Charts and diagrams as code

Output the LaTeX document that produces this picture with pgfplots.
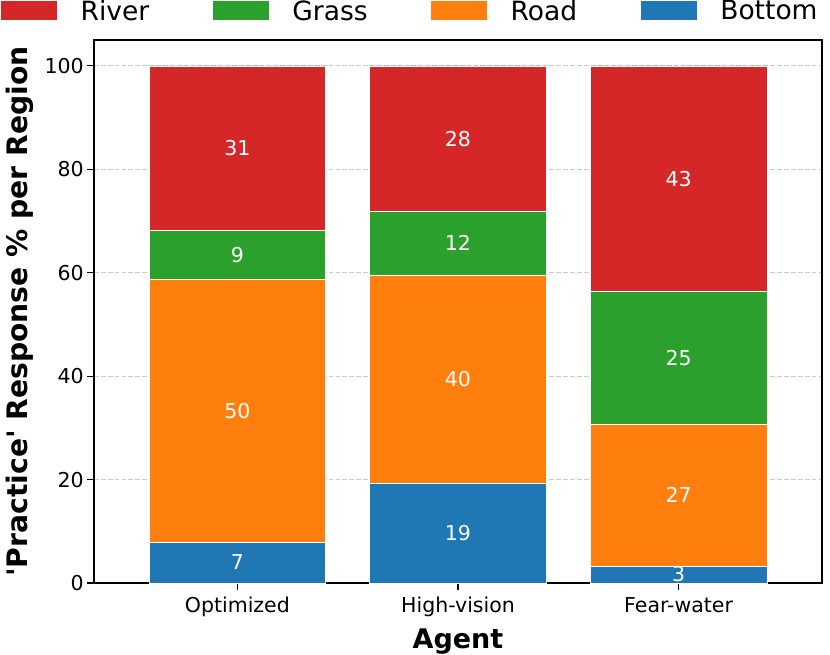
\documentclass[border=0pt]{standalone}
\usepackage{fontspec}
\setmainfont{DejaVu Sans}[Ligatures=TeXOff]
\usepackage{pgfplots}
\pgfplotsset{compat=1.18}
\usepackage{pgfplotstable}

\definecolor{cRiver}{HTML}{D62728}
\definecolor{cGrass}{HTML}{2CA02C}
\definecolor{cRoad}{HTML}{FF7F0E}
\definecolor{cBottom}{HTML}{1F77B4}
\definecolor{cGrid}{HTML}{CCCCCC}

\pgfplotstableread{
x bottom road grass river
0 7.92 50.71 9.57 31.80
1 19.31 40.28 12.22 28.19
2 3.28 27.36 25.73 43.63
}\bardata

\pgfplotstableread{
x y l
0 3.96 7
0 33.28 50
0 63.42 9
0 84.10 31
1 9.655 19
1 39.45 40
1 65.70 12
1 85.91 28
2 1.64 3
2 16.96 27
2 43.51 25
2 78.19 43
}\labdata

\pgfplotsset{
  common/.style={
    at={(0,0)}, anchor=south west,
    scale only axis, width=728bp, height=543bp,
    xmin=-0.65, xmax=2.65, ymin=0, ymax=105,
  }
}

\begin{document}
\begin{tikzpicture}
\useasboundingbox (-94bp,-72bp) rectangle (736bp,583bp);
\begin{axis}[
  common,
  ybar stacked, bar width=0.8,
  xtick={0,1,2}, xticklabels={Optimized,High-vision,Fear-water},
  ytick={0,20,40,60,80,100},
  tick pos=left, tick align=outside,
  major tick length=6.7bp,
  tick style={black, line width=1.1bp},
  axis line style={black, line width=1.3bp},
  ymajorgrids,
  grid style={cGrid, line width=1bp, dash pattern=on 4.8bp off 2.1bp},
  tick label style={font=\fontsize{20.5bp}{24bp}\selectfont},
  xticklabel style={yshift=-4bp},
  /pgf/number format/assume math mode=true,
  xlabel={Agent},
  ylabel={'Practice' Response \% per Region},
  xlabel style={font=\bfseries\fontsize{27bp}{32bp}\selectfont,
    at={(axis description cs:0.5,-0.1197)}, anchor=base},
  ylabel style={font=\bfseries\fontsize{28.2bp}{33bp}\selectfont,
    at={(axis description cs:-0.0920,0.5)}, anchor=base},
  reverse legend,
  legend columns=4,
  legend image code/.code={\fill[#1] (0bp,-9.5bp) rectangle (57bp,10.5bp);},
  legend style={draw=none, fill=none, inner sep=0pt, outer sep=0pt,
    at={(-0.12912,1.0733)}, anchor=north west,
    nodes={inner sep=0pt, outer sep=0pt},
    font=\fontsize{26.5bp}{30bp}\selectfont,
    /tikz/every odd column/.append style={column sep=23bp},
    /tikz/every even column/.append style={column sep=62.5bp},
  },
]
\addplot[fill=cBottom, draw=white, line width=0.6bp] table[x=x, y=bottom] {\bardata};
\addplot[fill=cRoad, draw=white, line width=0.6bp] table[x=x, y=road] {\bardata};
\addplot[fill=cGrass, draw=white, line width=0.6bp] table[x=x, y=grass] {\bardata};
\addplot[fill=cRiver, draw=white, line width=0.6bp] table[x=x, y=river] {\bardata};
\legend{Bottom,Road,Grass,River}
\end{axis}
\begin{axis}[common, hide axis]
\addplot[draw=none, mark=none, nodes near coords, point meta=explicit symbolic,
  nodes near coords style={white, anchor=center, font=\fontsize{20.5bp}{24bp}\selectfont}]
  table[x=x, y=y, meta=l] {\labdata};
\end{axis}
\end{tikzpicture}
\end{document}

* * *

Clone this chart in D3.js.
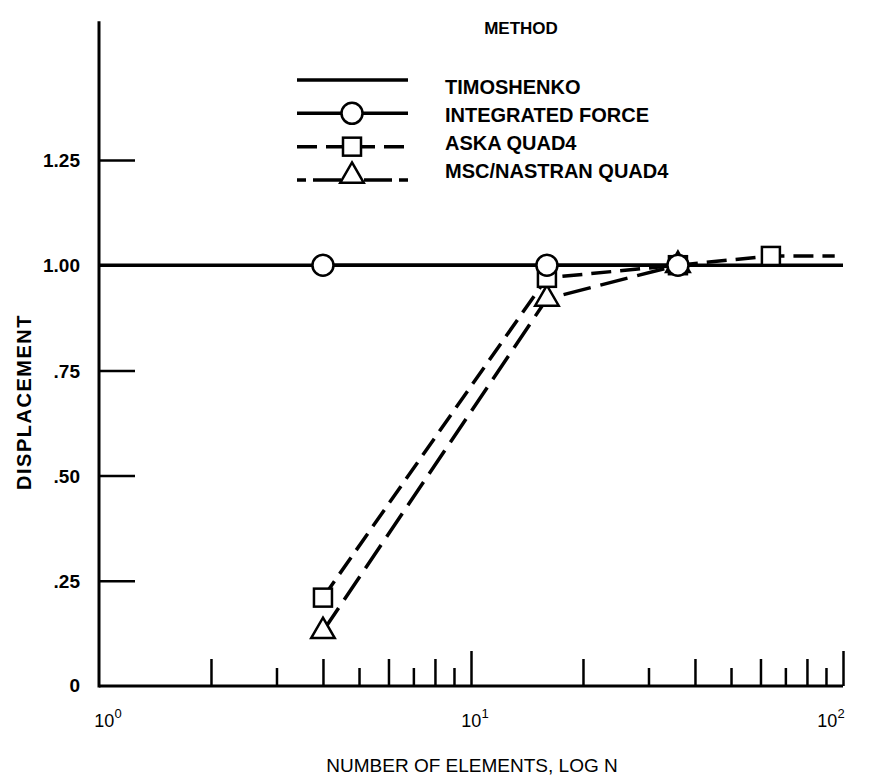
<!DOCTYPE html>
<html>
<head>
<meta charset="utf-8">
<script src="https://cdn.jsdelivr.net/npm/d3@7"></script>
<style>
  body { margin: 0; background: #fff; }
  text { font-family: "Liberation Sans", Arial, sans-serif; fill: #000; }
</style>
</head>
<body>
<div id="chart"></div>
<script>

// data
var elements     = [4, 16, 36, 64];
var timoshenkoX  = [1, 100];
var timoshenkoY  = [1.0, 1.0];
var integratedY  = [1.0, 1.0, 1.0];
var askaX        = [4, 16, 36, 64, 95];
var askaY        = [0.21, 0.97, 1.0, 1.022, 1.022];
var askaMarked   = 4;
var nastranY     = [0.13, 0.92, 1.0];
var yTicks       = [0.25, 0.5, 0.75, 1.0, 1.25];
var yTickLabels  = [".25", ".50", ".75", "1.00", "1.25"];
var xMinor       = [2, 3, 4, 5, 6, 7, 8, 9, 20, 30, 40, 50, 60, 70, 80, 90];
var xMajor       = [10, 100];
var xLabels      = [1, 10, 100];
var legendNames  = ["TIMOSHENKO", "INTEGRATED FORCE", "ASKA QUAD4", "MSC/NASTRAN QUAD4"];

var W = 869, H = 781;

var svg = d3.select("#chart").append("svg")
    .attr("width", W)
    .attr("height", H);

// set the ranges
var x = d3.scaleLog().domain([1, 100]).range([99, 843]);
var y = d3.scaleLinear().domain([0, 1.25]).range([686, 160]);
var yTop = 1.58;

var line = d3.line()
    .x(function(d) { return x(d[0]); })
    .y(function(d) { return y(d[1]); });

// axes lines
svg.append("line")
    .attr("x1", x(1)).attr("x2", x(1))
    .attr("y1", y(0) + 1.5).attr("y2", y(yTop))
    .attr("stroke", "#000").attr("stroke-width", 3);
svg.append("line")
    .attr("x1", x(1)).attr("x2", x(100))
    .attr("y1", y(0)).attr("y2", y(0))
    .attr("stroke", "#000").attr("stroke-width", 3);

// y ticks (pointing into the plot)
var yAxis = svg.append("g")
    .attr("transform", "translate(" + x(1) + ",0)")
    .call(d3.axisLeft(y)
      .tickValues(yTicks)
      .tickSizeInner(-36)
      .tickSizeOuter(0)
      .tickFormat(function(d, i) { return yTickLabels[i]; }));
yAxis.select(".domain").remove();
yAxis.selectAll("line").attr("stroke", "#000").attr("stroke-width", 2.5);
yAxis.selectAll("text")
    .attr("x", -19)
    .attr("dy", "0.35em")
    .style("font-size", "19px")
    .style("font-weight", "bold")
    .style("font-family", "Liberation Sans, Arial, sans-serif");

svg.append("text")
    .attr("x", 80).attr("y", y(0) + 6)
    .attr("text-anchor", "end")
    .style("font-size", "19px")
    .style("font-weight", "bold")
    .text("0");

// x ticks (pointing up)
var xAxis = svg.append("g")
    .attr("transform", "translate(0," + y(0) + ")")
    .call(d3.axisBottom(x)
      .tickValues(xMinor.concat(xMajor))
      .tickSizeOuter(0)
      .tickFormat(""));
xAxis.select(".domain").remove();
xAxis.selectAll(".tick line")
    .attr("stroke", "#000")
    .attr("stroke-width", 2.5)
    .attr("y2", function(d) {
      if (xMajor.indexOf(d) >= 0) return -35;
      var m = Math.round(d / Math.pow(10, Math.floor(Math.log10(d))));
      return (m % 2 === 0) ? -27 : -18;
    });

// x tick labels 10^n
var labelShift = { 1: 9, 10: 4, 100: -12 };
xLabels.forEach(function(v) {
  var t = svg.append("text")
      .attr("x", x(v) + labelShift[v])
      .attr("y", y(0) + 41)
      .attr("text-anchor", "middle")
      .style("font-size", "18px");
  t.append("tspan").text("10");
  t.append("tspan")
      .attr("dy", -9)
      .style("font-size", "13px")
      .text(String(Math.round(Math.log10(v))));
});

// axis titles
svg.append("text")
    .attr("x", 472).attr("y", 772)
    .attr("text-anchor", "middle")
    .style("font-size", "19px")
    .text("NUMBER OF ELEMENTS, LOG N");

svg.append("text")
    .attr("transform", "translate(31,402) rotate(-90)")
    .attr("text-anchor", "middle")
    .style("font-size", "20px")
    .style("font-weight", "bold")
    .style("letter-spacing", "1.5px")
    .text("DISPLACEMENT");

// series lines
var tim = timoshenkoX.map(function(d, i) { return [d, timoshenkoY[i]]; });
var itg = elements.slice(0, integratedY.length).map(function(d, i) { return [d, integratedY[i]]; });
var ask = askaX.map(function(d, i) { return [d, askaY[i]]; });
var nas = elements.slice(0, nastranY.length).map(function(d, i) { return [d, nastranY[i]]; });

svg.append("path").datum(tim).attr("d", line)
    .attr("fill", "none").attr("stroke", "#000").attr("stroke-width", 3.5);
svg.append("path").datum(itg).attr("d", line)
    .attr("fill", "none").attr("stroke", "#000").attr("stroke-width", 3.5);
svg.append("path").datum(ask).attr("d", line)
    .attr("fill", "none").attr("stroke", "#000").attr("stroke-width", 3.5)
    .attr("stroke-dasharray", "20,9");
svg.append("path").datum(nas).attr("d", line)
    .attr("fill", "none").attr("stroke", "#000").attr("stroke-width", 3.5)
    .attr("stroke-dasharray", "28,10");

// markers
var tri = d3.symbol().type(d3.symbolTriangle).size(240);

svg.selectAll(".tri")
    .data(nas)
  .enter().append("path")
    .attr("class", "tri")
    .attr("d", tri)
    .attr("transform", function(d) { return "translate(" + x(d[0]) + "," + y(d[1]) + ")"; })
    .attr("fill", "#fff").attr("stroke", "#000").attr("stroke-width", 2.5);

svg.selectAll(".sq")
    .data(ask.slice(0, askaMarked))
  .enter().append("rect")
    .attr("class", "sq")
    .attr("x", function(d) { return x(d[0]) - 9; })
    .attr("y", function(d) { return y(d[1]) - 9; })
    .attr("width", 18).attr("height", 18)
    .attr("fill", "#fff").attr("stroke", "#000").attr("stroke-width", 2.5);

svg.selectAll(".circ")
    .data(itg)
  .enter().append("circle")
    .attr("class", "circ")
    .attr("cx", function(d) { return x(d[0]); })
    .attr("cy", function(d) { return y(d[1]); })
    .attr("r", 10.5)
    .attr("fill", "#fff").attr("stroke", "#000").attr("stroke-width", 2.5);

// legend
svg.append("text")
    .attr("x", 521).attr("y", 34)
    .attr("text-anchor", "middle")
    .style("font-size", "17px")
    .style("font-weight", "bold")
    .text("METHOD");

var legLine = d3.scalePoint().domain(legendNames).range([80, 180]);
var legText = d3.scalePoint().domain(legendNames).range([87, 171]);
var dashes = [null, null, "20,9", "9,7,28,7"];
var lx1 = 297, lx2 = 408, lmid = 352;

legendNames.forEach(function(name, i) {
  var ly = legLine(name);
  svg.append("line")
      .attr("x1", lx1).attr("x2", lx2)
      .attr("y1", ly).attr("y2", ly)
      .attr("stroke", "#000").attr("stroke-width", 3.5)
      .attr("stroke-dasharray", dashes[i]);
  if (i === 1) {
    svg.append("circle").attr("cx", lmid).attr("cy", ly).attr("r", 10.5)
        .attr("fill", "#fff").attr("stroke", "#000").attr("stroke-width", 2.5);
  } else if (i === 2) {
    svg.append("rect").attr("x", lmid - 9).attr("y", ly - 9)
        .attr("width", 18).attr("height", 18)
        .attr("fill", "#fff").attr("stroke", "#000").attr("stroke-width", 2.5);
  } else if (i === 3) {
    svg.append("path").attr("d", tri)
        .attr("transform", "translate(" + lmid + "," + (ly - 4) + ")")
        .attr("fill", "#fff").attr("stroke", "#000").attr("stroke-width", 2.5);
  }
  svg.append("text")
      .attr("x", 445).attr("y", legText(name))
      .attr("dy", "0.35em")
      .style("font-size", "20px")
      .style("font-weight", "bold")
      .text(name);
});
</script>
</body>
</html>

_THE TASK_:
Only the number is wanted: how many lines above include the word "this"?

_SOLVED EXERCISE_:
2